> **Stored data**
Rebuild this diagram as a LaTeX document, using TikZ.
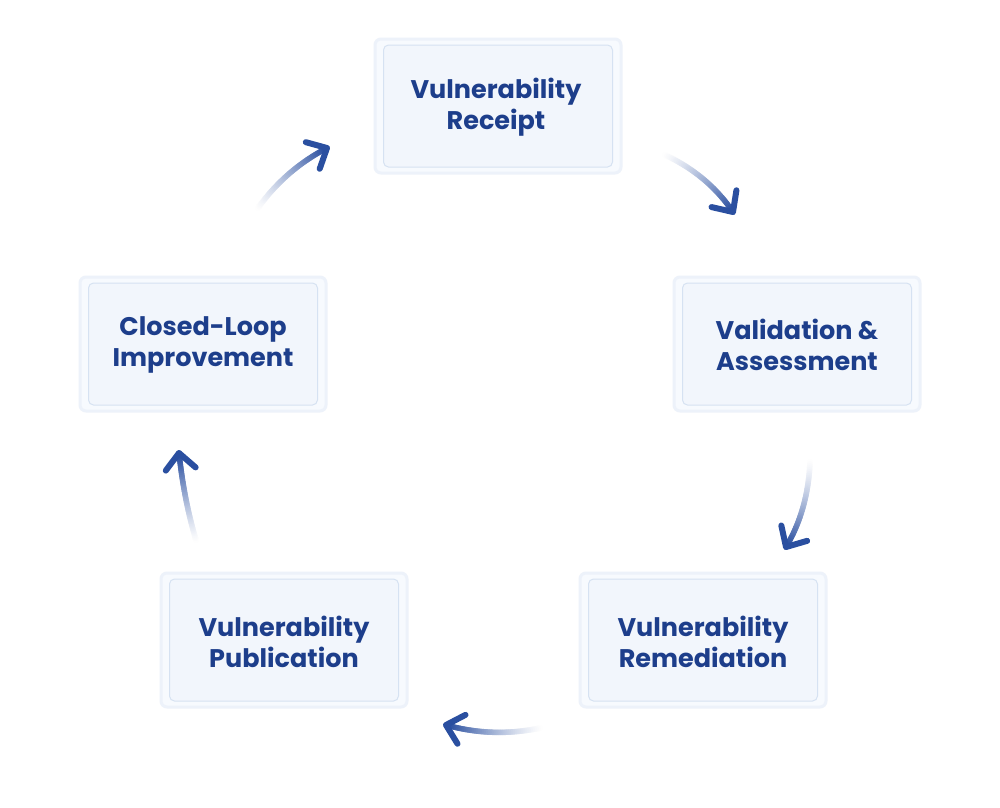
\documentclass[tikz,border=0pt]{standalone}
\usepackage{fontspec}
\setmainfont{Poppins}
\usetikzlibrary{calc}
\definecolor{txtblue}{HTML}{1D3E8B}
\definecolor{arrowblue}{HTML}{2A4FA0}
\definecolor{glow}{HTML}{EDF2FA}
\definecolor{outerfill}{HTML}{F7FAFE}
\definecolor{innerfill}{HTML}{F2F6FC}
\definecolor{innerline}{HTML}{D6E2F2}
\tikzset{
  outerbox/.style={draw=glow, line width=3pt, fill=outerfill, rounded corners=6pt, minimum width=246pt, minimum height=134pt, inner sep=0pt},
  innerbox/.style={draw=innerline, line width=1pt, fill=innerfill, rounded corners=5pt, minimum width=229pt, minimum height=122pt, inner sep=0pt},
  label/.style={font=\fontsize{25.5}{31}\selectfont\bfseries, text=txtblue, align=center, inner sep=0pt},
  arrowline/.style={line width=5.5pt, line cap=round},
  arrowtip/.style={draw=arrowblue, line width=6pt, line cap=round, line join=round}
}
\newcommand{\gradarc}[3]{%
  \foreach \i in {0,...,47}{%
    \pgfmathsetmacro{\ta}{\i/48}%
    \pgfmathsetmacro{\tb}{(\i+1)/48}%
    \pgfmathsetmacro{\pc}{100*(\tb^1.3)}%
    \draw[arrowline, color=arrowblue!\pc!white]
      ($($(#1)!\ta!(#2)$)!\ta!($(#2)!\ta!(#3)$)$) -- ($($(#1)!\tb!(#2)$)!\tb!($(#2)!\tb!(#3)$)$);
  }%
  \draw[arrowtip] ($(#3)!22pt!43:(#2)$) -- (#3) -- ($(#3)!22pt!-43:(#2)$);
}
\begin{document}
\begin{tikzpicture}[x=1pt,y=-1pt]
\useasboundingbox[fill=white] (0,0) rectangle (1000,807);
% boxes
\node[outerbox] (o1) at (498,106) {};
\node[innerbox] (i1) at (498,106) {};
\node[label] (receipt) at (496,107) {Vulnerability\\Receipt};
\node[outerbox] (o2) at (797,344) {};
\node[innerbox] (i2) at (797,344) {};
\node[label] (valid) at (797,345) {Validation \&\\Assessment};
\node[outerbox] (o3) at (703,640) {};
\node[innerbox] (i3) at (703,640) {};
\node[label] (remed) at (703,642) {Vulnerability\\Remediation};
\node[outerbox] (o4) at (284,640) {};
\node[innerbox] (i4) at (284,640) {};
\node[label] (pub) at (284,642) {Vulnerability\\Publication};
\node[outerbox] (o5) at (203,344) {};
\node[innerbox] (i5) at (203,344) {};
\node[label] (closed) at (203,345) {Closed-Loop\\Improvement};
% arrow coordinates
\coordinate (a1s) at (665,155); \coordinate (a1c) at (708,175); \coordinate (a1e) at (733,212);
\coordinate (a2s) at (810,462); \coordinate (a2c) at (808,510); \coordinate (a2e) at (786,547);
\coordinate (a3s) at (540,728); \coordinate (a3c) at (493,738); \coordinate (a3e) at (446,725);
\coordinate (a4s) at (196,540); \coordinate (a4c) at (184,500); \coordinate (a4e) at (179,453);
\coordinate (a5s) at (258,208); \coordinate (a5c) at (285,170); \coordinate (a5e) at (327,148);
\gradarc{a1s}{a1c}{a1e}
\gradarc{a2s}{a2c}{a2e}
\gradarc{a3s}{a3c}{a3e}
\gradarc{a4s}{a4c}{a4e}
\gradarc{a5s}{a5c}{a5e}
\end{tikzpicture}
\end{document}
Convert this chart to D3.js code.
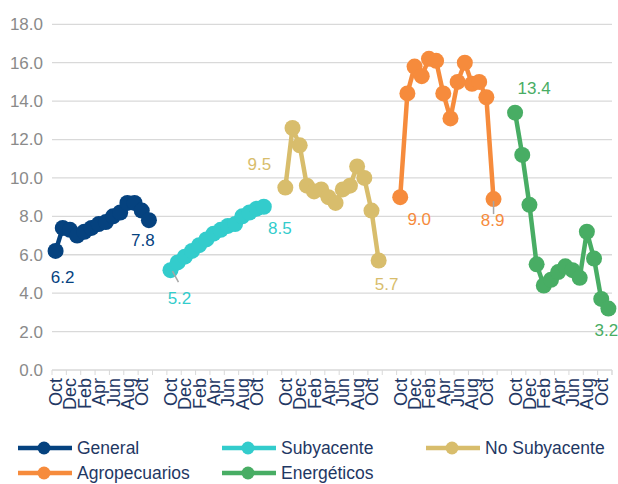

> **Exercise directions**
Provide the count, and nothing else, of lines in the data above where the word "this" occurs.

> **Written solution**
2